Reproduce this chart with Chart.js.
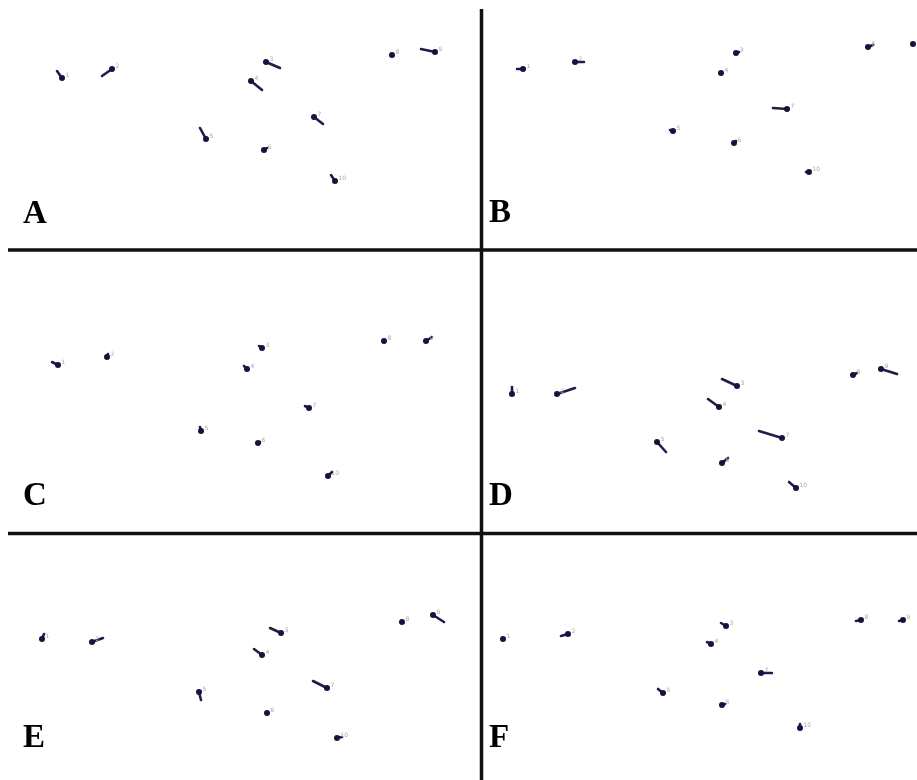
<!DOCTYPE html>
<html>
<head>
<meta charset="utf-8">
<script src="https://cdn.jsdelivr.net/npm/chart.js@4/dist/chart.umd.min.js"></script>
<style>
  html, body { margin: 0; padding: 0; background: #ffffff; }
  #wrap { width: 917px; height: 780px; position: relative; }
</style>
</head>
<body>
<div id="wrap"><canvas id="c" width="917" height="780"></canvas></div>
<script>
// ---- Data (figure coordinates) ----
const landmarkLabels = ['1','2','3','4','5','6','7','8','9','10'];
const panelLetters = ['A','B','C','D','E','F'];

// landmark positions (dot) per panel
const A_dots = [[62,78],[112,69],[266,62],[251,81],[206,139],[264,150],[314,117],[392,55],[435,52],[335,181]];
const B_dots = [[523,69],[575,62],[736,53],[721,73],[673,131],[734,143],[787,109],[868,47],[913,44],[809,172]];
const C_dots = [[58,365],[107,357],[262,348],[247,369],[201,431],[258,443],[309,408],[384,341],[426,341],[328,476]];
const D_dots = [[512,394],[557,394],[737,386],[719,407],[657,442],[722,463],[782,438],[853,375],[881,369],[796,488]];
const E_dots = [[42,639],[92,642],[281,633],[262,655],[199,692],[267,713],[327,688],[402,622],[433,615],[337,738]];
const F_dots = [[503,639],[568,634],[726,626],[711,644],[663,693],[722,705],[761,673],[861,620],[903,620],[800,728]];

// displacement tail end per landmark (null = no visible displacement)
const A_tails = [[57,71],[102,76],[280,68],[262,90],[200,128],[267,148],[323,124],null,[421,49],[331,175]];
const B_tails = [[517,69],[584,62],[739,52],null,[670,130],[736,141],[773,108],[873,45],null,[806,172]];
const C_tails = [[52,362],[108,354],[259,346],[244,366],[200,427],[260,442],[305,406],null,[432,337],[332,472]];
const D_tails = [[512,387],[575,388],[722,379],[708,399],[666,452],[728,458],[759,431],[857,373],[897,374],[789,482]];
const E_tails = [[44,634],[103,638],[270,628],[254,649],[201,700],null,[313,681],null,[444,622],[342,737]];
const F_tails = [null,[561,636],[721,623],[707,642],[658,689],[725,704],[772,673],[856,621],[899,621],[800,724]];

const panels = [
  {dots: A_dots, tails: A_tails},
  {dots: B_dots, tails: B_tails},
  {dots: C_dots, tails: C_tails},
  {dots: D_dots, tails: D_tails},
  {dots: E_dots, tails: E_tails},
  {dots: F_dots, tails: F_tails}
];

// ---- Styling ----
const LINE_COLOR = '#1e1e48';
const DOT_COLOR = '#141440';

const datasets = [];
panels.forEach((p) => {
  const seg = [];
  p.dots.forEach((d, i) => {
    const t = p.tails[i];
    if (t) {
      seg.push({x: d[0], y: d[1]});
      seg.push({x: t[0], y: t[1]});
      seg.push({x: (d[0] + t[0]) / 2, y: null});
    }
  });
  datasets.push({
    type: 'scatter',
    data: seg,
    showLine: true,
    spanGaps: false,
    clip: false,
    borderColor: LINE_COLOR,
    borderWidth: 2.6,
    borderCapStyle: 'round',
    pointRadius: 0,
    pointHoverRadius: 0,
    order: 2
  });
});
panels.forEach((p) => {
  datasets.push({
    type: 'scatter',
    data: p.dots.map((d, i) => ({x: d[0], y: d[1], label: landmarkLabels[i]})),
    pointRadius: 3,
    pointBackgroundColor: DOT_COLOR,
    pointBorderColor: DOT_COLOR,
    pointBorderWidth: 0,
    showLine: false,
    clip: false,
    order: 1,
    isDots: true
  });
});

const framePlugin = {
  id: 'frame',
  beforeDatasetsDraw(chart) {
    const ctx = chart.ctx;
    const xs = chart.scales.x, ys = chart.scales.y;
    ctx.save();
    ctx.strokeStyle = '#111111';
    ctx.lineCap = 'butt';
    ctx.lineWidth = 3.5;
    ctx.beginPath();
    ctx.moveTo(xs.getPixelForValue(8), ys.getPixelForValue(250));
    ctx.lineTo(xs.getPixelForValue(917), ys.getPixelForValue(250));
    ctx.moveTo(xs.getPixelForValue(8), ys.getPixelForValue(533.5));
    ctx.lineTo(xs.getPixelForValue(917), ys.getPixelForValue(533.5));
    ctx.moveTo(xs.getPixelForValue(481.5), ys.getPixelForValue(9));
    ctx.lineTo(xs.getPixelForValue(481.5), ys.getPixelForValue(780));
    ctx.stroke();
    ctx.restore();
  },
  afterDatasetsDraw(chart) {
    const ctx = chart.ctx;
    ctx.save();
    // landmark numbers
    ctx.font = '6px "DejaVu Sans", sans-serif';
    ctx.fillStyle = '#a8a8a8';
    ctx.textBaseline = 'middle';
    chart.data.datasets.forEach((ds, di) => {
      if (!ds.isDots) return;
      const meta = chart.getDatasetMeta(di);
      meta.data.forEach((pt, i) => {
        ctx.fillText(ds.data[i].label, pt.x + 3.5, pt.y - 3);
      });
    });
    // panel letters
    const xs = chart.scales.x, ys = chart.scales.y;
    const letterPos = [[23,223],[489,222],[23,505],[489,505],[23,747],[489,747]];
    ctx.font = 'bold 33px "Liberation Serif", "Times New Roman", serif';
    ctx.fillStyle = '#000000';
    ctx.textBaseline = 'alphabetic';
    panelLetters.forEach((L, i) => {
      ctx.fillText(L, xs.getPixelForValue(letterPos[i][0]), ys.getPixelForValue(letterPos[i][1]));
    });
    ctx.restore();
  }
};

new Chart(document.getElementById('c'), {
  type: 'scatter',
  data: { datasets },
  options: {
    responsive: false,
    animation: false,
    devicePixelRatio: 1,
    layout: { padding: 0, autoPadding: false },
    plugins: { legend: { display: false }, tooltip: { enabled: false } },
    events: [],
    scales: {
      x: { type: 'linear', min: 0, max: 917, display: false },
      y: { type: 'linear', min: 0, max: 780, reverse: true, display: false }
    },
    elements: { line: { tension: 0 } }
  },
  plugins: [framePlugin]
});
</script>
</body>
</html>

########################################

### Problem
Output the data above without changes, apart from leaving out the pictures.

### Response to this task
Reproduce this chart with Chart.js.
<!DOCTYPE html>
<html>
<head>
<meta charset="utf-8">
<script src="https://cdn.jsdelivr.net/npm/chart.js@4/dist/chart.umd.min.js"></script>
<style>
  html, body { margin: 0; padding: 0; background: #ffffff; }
  #wrap { width: 917px; height: 780px; position: relative; }
</style>
</head>
<body>
<div id="wrap"><canvas id="c" width="917" height="780"></canvas></div>
<script>
// ---- Data (figure coordinates) ----
const landmarkLabels = ['1','2','3','4','5','6','7','8','9','10'];
const panelLetters = ['A','B','C','D','E','F'];

// landmark positions (dot) per panel
const A_dots = [[62,78],[112,69],[266,62],[251,81],[206,139],[264,150],[314,117],[392,55],[435,52],[335,181]];
const B_dots = [[523,69],[575,62],[736,53],[721,73],[673,131],[734,143],[787,109],[868,47],[913,44],[809,172]];
const C_dots = [[58,365],[107,357],[262,348],[247,369],[201,431],[258,443],[309,408],[384,341],[426,341],[328,476]];
const D_dots = [[512,394],[557,394],[737,386],[719,407],[657,442],[722,463],[782,438],[853,375],[881,369],[796,488]];
const E_dots = [[42,639],[92,642],[281,633],[262,655],[199,692],[267,713],[327,688],[402,622],[433,615],[337,738]];
const F_dots = [[503,639],[568,634],[726,626],[711,644],[663,693],[722,705],[761,673],[861,620],[903,620],[800,728]];

// displacement tail end per landmark (null = no visible displacement)
const A_tails = [[57,71],[102,76],[280,68],[262,90],[200,128],[267,148],[323,124],null,[421,49],[331,175]];
const B_tails = [[517,69],[584,62],[739,52],null,[670,130],[736,141],[773,108],[873,45],null,[806,172]];
const C_tails = [[52,362],[108,354],[259,346],[244,366],[200,427],[260,442],[305,406],null,[432,337],[332,472]];
const D_tails = [[512,387],[575,388],[722,379],[708,399],[666,452],[728,458],[759,431],[857,373],[897,374],[789,482]];
const E_tails = [[44,634],[103,638],[270,628],[254,649],[201,700],null,[313,681],null,[444,622],[342,737]];
const F_tails = [null,[561,636],[721,623],[707,642],[658,689],[725,704],[772,673],[856,621],[899,621],[800,724]];

const panels = [
  {dots: A_dots, tails: A_tails},
  {dots: B_dots, tails: B_tails},
  {dots: C_dots, tails: C_tails},
  {dots: D_dots, tails: D_tails},
  {dots: E_dots, tails: E_tails},
  {dots: F_dots, tails: F_tails}
];

// ---- Styling ----
const LINE_COLOR = '#1e1e48';
const DOT_COLOR = '#141440';

const datasets = [];
panels.forEach((p) => {
  const seg = [];
  p.dots.forEach((d, i) => {
    const t = p.tails[i];
    if (t) {
      seg.push({x: d[0], y: d[1]});
      seg.push({x: t[0], y: t[1]});
      seg.push({x: (d[0] + t[0]) / 2, y: null});
    }
  });
  datasets.push({
    type: 'scatter',
    data: seg,
    showLine: true,
    spanGaps: false,
    clip: false,
    borderColor: LINE_COLOR,
    borderWidth: 2.6,
    borderCapStyle: 'round',
    pointRadius: 0,
    pointHoverRadius: 0,
    order: 2
  });
});
panels.forEach((p) => {
  datasets.push({
    type: 'scatter',
    data: p.dots.map((d, i) => ({x: d[0], y: d[1], label: landmarkLabels[i]})),
    pointRadius: 3,
    pointBackgroundColor: DOT_COLOR,
    pointBorderColor: DOT_COLOR,
    pointBorderWidth: 0,
    showLine: false,
    clip: false,
    order: 1,
    isDots: true
  });
});

const framePlugin = {
  id: 'frame',
  beforeDatasetsDraw(chart) {
    const ctx = chart.ctx;
    const xs = chart.scales.x, ys = chart.scales.y;
    ctx.save();
    ctx.strokeStyle = '#111111';
    ctx.lineCap = 'butt';
    ctx.lineWidth = 3.5;
    ctx.beginPath();
    ctx.moveTo(xs.getPixelForValue(8), ys.getPixelForValue(250));
    ctx.lineTo(xs.getPixelForValue(917), ys.getPixelForValue(250));
    ctx.moveTo(xs.getPixelForValue(8), ys.getPixelForValue(533.5));
    ctx.lineTo(xs.getPixelForValue(917), ys.getPixelForValue(533.5));
    ctx.moveTo(xs.getPixelForValue(481.5), ys.getPixelForValue(9));
    ctx.lineTo(xs.getPixelForValue(481.5), ys.getPixelForValue(780));
    ctx.stroke();
    ctx.restore();
  },
  afterDatasetsDraw(chart) {
    const ctx = chart.ctx;
    ctx.save();
    // landmark numbers
    ctx.font = '6px "DejaVu Sans", sans-serif';
    ctx.fillStyle = '#a8a8a8';
    ctx.textBaseline = 'middle';
    chart.data.datasets.forEach((ds, di) => {
      if (!ds.isDots) return;
      const meta = chart.getDatasetMeta(di);
      meta.data.forEach((pt, i) => {
        ctx.fillText(ds.data[i].label, pt.x + 3.5, pt.y - 3);
      });
    });
    // panel letters
    const xs = chart.scales.x, ys = chart.scales.y;
    const letterPos = [[23,223],[489,222],[23,505],[489,505],[23,747],[489,747]];
    ctx.font = 'bold 33px "Liberation Serif", "Times New Roman", serif';
    ctx.fillStyle = '#000000';
    ctx.textBaseline = 'alphabetic';
    panelLetters.forEach((L, i) => {
      ctx.fillText(L, xs.getPixelForValue(letterPos[i][0]), ys.getPixelForValue(letterPos[i][1]));
    });
    ctx.restore();
  }
};

new Chart(document.getElementById('c'), {
  type: 'scatter',
  data: { datasets },
  options: {
    responsive: false,
    animation: false,
    devicePixelRatio: 1,
    layout: { padding: 0, autoPadding: false },
    plugins: { legend: { display: false }, tooltip: { enabled: false } },
    events: [],
    scales: {
      x: { type: 'linear', min: 0, max: 917, display: false },
      y: { type: 'linear', min: 0, max: 780, reverse: true, display: false }
    },
    elements: { line: { tension: 0 } }
  },
  plugins: [framePlugin]
});
</script>
</body>
</html>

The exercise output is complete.